Picking the home – Now that you have a clean slate with the lot you have chosen now you have to figure out how to build on it. Generally I would recommend getting plans from several builders, to make sure you are getting what you want. In order to get a loan on a new construction, the lender will usually ask for the builder’s financials to make sure that they know what they are doing and are reliable enough to get the job done. The lender does not want to get stuck with a construction project that is not complete and therefore the buyer is in a tough position. Once the buyer’s financials, home plans, and the budget are approved by the lender, then the bank will process the loan so construction can start. There will be construction financing in place that you will be paying during the time of construction, as funds are withdrawn to complete the project.
Permanent Financing – Once the project is completed, the lender will then have the home appraised and determine the total project cost, which will then be turned into permanent financing.

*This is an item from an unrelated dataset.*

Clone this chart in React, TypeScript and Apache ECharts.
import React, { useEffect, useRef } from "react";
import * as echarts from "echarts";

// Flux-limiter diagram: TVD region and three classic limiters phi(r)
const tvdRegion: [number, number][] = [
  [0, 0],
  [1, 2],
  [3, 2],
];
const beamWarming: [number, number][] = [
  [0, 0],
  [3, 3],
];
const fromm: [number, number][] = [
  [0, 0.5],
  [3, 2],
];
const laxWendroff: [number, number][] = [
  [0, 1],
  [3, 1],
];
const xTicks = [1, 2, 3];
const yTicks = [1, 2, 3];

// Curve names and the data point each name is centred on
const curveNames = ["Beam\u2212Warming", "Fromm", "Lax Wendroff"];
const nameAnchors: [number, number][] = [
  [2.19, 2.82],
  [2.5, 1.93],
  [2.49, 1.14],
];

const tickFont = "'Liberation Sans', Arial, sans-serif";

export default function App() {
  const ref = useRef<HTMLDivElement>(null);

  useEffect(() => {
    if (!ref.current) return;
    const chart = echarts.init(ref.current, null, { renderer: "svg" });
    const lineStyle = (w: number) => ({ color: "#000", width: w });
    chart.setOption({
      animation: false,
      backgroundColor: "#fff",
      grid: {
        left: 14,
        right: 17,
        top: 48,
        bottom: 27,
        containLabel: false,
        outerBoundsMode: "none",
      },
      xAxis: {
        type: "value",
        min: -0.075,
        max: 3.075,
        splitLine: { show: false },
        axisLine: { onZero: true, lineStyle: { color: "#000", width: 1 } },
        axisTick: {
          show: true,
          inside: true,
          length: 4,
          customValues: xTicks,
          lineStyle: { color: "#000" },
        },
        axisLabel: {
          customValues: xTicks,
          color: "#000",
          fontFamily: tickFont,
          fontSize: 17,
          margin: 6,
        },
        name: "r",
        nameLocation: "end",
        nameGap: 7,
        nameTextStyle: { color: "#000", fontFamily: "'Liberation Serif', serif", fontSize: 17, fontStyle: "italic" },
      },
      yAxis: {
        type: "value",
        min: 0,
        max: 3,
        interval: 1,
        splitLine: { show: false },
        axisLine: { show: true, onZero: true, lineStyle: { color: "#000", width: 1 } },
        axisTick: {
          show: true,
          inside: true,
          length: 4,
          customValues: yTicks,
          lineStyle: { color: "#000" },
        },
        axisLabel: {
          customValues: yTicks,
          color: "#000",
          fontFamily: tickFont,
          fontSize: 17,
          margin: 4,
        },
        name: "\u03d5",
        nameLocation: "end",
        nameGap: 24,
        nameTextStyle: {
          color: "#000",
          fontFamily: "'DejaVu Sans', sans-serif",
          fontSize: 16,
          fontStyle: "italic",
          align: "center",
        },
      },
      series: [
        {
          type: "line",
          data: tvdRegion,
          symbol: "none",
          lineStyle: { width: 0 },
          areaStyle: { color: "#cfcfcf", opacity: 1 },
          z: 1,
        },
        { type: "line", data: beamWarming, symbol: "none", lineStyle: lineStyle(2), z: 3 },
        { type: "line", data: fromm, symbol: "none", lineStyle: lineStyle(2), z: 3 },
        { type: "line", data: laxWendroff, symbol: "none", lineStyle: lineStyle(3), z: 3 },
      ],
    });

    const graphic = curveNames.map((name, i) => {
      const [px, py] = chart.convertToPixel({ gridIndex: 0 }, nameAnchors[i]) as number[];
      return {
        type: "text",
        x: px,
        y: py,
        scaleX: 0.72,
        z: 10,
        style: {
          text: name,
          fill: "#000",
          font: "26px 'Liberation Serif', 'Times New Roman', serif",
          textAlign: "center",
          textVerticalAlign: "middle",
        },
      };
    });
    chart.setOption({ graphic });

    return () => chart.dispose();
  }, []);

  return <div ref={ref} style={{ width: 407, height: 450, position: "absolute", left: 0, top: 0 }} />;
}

This means that you will have to determine what type of loan you will want on the home going forward. At this point you will have already been approved, so it is more a matter of getting and signing loan documentation, so that the home can be recorded and you are able to move in.
Construction to permanent financing is a much more detailed process than just going and buying your standard resale home. This is a very generic roadmap to what this process looks like. Every lender will have their own tweaks to this process and finding a good lender has never been as crucial. If you are in the position to be able to make this giant step, then it is in your best interest to really do your research and find the right real estate agent, right lot, right builder and right lender to help you accomplish your dream.